(Given request)
Repeat, exactly and only, the lines from the beginning of the data through the line with "250, 4860, 4300]". Pictures are left out.

_____

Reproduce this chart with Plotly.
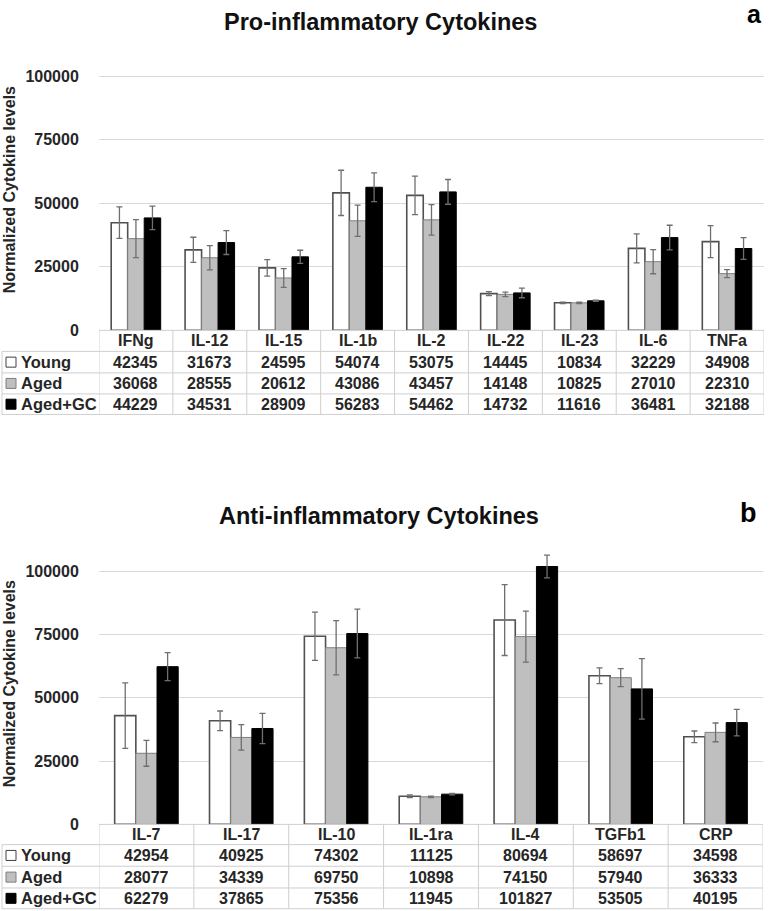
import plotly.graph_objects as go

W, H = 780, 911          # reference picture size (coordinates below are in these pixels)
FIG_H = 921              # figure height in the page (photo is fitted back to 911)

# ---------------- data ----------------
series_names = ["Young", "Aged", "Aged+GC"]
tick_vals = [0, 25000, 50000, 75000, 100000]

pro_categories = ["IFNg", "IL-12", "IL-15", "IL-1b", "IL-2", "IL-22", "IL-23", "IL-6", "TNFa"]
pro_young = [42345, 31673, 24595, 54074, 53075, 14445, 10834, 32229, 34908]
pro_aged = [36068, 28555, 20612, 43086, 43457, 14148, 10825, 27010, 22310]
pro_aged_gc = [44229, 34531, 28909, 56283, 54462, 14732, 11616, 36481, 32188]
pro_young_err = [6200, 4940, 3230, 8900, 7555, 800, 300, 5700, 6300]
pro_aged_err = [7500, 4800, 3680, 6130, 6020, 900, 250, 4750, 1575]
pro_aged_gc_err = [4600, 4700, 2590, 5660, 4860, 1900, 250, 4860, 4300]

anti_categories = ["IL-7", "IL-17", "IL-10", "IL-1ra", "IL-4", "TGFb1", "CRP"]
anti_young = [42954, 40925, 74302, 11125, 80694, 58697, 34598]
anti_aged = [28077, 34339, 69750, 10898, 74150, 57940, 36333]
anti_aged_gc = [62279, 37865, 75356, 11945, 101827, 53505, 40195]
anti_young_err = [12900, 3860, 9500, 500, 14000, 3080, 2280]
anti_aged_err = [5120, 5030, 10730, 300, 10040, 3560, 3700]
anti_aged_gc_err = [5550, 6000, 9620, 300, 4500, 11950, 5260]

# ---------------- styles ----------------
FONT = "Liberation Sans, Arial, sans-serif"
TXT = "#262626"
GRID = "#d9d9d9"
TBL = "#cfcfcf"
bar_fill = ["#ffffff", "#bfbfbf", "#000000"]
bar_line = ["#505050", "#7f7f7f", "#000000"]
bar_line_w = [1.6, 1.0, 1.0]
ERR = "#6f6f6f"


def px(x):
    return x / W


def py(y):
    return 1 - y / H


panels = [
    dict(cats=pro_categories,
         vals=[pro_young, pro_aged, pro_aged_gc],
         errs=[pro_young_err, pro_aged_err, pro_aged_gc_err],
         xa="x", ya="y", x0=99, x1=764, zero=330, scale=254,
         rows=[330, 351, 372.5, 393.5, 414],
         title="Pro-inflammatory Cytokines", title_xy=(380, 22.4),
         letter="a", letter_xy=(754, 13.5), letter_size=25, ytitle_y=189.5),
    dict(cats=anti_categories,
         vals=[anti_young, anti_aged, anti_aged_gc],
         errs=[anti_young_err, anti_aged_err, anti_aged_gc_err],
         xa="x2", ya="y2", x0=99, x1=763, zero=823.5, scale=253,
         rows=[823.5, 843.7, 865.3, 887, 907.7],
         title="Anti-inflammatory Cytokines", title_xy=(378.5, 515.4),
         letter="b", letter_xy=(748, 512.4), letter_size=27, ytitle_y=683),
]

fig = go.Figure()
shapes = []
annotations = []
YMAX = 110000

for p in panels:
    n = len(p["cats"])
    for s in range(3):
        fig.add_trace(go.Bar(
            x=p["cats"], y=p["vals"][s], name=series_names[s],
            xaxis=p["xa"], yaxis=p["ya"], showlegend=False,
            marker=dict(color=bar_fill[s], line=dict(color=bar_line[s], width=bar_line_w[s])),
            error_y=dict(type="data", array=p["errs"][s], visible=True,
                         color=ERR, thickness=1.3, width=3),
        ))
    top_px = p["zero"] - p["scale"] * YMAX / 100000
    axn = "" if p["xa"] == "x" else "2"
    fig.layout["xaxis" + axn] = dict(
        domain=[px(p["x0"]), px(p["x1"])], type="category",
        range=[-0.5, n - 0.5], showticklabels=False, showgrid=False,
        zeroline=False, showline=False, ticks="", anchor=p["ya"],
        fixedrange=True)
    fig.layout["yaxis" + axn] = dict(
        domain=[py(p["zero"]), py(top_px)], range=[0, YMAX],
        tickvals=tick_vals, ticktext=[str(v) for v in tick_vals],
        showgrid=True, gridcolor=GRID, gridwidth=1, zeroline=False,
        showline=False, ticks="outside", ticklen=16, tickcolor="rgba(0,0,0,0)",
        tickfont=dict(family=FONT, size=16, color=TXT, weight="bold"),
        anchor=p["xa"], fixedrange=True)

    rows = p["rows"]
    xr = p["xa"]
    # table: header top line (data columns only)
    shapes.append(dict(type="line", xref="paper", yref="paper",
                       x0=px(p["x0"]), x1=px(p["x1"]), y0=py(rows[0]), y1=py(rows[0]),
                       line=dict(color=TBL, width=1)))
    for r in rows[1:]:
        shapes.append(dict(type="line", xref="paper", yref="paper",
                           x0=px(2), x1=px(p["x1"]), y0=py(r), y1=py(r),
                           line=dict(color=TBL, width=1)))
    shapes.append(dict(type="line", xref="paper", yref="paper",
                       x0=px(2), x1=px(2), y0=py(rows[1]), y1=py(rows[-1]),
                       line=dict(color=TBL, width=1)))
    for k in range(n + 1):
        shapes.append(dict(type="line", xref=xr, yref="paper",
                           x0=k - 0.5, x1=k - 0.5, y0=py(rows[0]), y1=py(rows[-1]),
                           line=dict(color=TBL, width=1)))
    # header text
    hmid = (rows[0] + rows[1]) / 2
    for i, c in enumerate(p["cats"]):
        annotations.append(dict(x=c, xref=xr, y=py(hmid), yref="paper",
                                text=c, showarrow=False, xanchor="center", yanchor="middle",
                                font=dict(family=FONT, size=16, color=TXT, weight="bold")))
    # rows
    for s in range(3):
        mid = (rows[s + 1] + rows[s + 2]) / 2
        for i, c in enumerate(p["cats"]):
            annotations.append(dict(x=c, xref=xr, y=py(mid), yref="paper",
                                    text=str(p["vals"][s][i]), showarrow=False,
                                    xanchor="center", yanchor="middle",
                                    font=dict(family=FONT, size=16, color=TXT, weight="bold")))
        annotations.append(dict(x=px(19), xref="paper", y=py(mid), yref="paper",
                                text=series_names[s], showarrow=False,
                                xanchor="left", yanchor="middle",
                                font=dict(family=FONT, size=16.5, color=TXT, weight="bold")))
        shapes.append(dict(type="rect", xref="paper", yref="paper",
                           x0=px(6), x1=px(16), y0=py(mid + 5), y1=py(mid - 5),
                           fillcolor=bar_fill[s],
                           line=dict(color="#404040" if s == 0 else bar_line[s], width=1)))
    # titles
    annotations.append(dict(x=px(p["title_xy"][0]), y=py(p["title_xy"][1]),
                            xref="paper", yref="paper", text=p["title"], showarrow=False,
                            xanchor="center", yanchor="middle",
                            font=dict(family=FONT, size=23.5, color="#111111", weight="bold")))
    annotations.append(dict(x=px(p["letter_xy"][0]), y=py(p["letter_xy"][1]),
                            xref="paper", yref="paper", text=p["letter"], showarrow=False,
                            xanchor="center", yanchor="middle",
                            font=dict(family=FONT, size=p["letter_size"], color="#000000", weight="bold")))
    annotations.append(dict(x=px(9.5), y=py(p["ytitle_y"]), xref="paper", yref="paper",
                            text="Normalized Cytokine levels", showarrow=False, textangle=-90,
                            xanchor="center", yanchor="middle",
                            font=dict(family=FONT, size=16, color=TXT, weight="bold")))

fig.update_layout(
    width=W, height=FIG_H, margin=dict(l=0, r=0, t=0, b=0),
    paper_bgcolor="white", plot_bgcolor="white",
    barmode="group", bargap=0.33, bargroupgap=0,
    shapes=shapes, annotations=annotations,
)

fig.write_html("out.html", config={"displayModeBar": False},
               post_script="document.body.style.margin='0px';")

_____

(Reply)
Reproduce this chart with Plotly.
import plotly.graph_objects as go

W, H = 780, 911          # reference picture size (coordinates below are in these pixels)
FIG_H = 921              # figure height in the page (photo is fitted back to 911)

# ---------------- data ----------------
series_names = ["Young", "Aged", "Aged+GC"]
tick_vals = [0, 25000, 50000, 75000, 100000]

pro_categories = ["IFNg", "IL-12", "IL-15", "IL-1b", "IL-2", "IL-22", "IL-23", "IL-6", "TNFa"]
pro_young = [42345, 31673, 24595, 54074, 53075, 14445, 10834, 32229, 34908]
pro_aged = [36068, 28555, 20612, 43086, 43457, 14148, 10825, 27010, 22310]
pro_aged_gc = [44229, 34531, 28909, 56283, 54462, 14732, 11616, 36481, 32188]
pro_young_err = [6200, 4940, 3230, 8900, 7555, 800, 300, 5700, 6300]
pro_aged_err = [7500, 4800, 3680, 6130, 6020, 900, 250, 4750, 1575]
pro_aged_gc_err = [4600, 4700, 2590, 5660, 4860, 1900, 250, 4860, 4300]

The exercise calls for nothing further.